A career plan rarely goes to plan. It can feel really disorientating to be so sure of your career path and then find yourself questioning whether this what you really want to spend your time on.

I have been there, and I grappled with reconciling this huge investment of my time and education into a particular area; and the ache of feeling like it just wasn’t for me anymore. I knew I could stay the course and end up in a great paying job, but did I want to spend my life that way – missing out on pursuing something I was really curious about. 

Career management skills aren’t something we are taught. In high school we learn about ‘careers’ often through some half-hearted class about resume writing. Then we enter the world of work often at our part time or casual jobs while studying or at high school. We get handed a university course list at 17 and are expected to make a choice about how we want to invest the next 3 years. I only began to figure out what I was interested in work wise when I started working.

I found myself in frontline management and training really early on and I knew something was there that was untapped, so I followed my curiosity and my journey took a life of its own. 

Your experience in life reveals to you what should come next. Often career management comes down to paying attention to what brings you joy and shutting out all the outside noise that is trapping you in a cage of self-doubt. To figure out what to do next, you need to full appreciate where you are right now (I know, sounds cheesy). 

To get you started here are 2 simple and practical activities you can do today to help you thinking clearer about your career and what brings you joy (you can literally do these on the train / tram / walk to work). 

#1 Reflect on the Highlights

Set a timer on your phone for 2 minutes. When you press start think about your proudest moments throughout your career and write them down. Try not to over think it just write them down as they come to you. At the end of the 2 minutes look at the lists, what stands out for you?

You want to make sure you only give yourself 2 minutes. This way you will scan your memories and only the ones with the real emotion will stand out initially. Struggling to get started? Think of every job (including volunteer work) you have done and ask yourself “when I worked at (company), what was I most proud of?). See what bubbles to the surface. 

If you want to take this next level you can spend more time brainstorming. Write each thought on a post it and then group them together to find themes. It’s an activity best facilitated by someone else where you can be full immersed in the reflection. 

#2 Game of Thirds

Take a sheet of paper and draw up 3 columns.
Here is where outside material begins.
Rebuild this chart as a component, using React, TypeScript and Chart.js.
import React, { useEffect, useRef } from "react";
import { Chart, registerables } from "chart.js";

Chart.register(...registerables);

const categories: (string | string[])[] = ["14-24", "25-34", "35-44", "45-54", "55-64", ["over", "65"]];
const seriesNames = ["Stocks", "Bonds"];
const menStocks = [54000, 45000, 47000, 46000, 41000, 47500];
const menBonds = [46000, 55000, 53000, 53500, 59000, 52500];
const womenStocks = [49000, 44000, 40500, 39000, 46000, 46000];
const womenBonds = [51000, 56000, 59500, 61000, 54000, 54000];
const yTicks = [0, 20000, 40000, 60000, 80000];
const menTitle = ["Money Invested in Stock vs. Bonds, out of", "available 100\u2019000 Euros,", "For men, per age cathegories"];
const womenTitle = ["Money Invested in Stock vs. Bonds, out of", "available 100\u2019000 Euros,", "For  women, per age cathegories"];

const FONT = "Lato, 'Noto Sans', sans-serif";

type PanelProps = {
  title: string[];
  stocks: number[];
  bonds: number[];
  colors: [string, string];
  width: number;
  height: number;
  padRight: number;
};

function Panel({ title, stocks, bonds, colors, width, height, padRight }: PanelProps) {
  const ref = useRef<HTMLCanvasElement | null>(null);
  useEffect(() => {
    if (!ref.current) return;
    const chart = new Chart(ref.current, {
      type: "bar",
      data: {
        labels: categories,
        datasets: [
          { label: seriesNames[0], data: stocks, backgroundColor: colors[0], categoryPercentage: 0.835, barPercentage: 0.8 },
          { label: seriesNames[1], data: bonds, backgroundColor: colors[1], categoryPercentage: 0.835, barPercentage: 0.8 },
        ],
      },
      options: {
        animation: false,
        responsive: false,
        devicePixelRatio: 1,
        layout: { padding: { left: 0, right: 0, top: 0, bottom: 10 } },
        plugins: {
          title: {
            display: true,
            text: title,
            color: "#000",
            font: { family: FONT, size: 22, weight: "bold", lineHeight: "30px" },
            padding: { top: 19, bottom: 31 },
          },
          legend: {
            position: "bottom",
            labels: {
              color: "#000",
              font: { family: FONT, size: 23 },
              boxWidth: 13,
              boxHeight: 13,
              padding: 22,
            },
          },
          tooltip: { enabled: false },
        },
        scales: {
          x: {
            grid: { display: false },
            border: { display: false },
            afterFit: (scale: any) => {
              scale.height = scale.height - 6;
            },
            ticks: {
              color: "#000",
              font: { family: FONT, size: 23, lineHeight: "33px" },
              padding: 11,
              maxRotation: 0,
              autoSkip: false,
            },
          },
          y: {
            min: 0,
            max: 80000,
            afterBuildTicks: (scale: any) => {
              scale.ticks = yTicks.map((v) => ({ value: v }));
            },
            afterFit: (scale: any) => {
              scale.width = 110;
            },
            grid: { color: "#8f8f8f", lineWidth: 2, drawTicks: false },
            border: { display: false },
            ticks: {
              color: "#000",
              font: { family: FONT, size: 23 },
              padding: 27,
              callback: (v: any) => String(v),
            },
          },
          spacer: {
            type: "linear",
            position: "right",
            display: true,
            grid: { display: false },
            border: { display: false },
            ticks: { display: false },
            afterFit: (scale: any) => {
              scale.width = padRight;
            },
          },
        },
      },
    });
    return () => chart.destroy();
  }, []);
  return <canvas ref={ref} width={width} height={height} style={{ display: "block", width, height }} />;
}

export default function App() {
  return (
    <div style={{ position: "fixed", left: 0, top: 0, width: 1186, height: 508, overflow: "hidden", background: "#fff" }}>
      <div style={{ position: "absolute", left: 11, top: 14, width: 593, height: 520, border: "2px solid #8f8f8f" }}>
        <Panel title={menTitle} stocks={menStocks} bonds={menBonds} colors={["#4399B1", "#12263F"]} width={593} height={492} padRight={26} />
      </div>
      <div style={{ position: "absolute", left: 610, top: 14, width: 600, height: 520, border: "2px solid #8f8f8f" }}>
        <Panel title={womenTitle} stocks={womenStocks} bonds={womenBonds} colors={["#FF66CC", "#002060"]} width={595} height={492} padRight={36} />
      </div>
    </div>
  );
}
At the top of the first column write “brings me joy”, in the next column write “it’s okay”, in the last column write “do not enjoy”.Think about your current role and the tasks and projects you get to engage in. Then, write those tasks down in the column which best represents how you feel about it. I recommend spending no more than 5 minutes completing this activity.

Then step back and see what you have written down. To figure out where to go next start by asking yourself “how could I do more things in my current role to bring me more joy” or “what could I do to be able to do more of what brings me joy”,and see where the thought train takes you.